## Your objective:
Reproduce the listing below character for character; drop every image.

## Source excerpt:
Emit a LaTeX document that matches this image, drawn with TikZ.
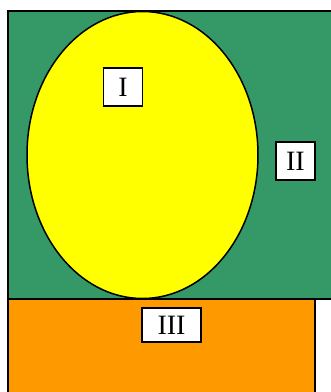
\documentclass[tikz,border=0pt]{standalone}
\usepackage{fontspec}
\setmainfont{Liberation Serif}
\usetikzlibrary{shapes.geometric}
\definecolor{zgreen}{RGB}{53,152,103}
\definecolor{zorange}{RGB}{255,153,0}
\definecolor{zyellow}{RGB}{255,255,0}
\begin{document}
\begin{tikzpicture}[x=1pt,y=-1pt,
  region/.style={draw=black,line width=2pt},
  labelbox/.style={draw=black,fill=white,line width=1.6pt,inner sep=0pt,
    font=\fontsize{28}{30}\selectfont,anchor=center}]
\useasboundingbox (0,0) rectangle (331,392);
\clip (0,0) rectangle (331,392);
\path[region,fill=zgreen] (8,11) rectangle (345,299);
\path[region,fill=zorange] (8,299) rectangle (315,400);
\node[draw=black,fill=zyellow,line width=1.5pt,ellipse,minimum width=231pt,minimum height=287pt,inner sep=0pt] (ell) at (142.5,155) {};
\node[labelbox,minimum width=39pt,minimum height=38pt] (l1) at (123,87) {I};
\node[labelbox,minimum width=39pt,minimum height=38pt] (l2) at (295.5,161) {II};
\node[labelbox,minimum width=59pt,minimum height=34pt] (l3) at (171.5,325) {III};
\end{tikzpicture}
\end{document}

## Full response:
Emit a LaTeX document that matches this image, drawn with TikZ.
\documentclass[tikz,border=0pt]{standalone}
\usepackage{fontspec}
\setmainfont{Liberation Serif}
\usetikzlibrary{shapes.geometric}
\definecolor{zgreen}{RGB}{53,152,103}
\definecolor{zorange}{RGB}{255,153,0}
\definecolor{zyellow}{RGB}{255,255,0}
\begin{document}
\begin{tikzpicture}[x=1pt,y=-1pt,
  region/.style={draw=black,line width=2pt},
  labelbox/.style={draw=black,fill=white,line width=1.6pt,inner sep=0pt,
    font=\fontsize{28}{30}\selectfont,anchor=center}]
\useasboundingbox (0,0) rectangle (331,392);
\clip (0,0) rectangle (331,392);
\path[region,fill=zgreen] (8,11) rectangle (345,299);
\path[region,fill=zorange] (8,299) rectangle (315,400);
\node[draw=black,fill=zyellow,line width=1.5pt,ellipse,minimum width=231pt,minimum height=287pt,inner sep=0pt] (ell) at (142.5,155) {};
\node[labelbox,minimum width=39pt,minimum height=38pt] (l1) at (123,87) {I};
\node[labelbox,minimum width=39pt,minimum height=38pt] (l2) at (295.5,161) {II};
\node[labelbox,minimum width=59pt,minimum height=34pt] (l3) at (171.5,325) {III};
\end{tikzpicture}
\end{document}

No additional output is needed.